Happy Friday & happy New Year’s Eve, you wonderful human. 🤟🏻✨ It’s early in the morning.

I’m listening to the world outside — the subtle tune of the birds and the white noise of the cars on the far-away highway.

I’m watching the flicker of the candle flame and the blinking of the multi-colored lights which snake around my bamboo tree.

The holidays felt like they came and went with the winter rain, leaving rainbows which arched across the sky.

I’ve been savoring the sound of rain through the night, the crisp air, the look of the wild sea.

Sometimes people would tell me, I’m just trying to get through the holidays, and I’d wonder. Of course, I get it.

But how much time do we have merely to get through? It doesn’t really matter the season; we’re continually trying to get through where we are and move on to the next thing, me as much as anyone.

Sometimes all I want is to do is make time slow; other times I want to run to the change that feels far away; I want to break free, run out of my fucking shoes, out of this body, out of my mind. All I want is some release.

Our world, the season we’re in, the pain, it’s too complex to understand.

So we imagine that the next phase will bring some clarity.

Maybe it will — perhaps in the coming season, our questions will be answered and our soul will find some peace.

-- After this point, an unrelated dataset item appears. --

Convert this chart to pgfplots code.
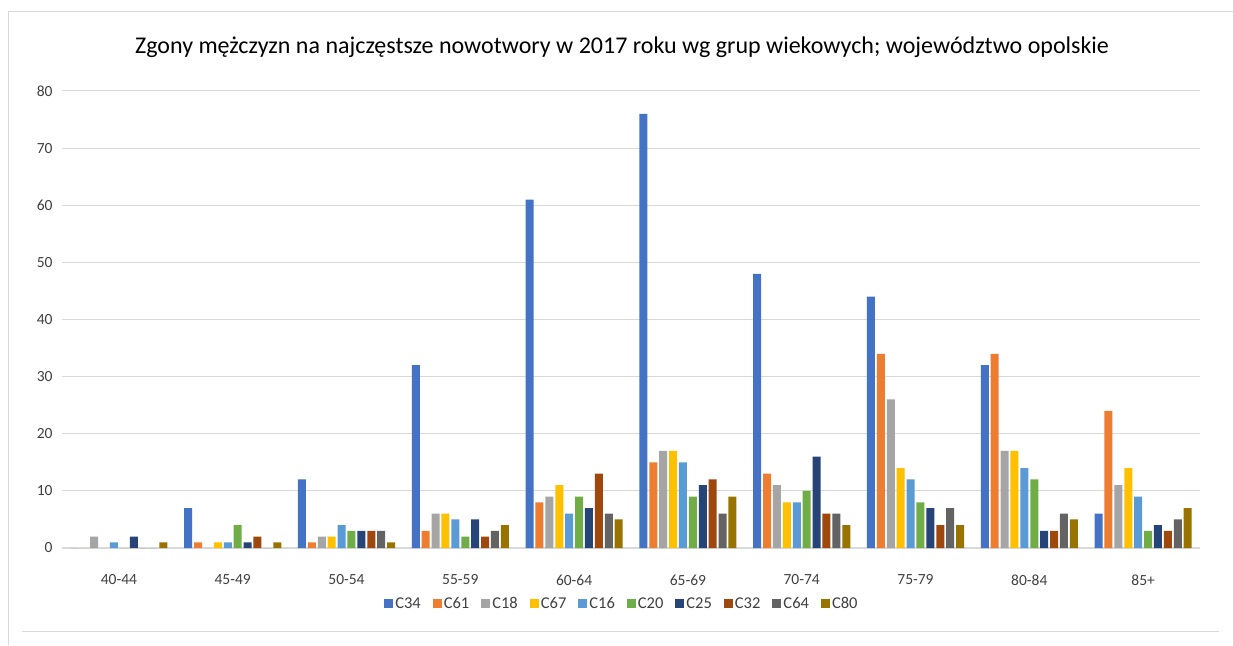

But is that what we want? Certainty?

That things will be okay; that we will get through this hardship, that we’ll achieve our goals, even attain our loftiest dreams? Maybe certainty strips our lives of adventure.

Perhaps certainty, while comforting in theory, would rob us of the growth that blooms from not knowing.

​I don’t know where you are, but look around.

There’s nothing to be afraid of. Not out there, nor in your heart.

Try to perceive what’s taking place — energy, light, matter, the unfathomable nature of existence, emanating from the swaying flame, from the blinking light, from that colleague you’ve never spoken to, from your questioning soul.

It’s love.

We’re enveloped in it; yet the moment we’re in feels too uncertain to embrace with all the presence, all the joy, and all the courage that we have. Part of me believes that life will never become more clear than this; I’ll never finally get it, or achieve it, or make it.

Because this is it — we can cherish the perennial riddle that is the present moment. It strengthens us, makes us wiser, and most of all, grateful.

If you’re alive in this moment reading these words, then we’re connected in time and space. I’m here for you, and you’re here for me.

And if you’re alive, that means you’re a miracle.

We’re here together, at a moment in history waiting to be written.

Together, let’s sink into this beautiful mystery. To a 2022 full of trying and failing and smiling and living, unashamedly with our hearts on the line.

To a year we could never have dreamed of.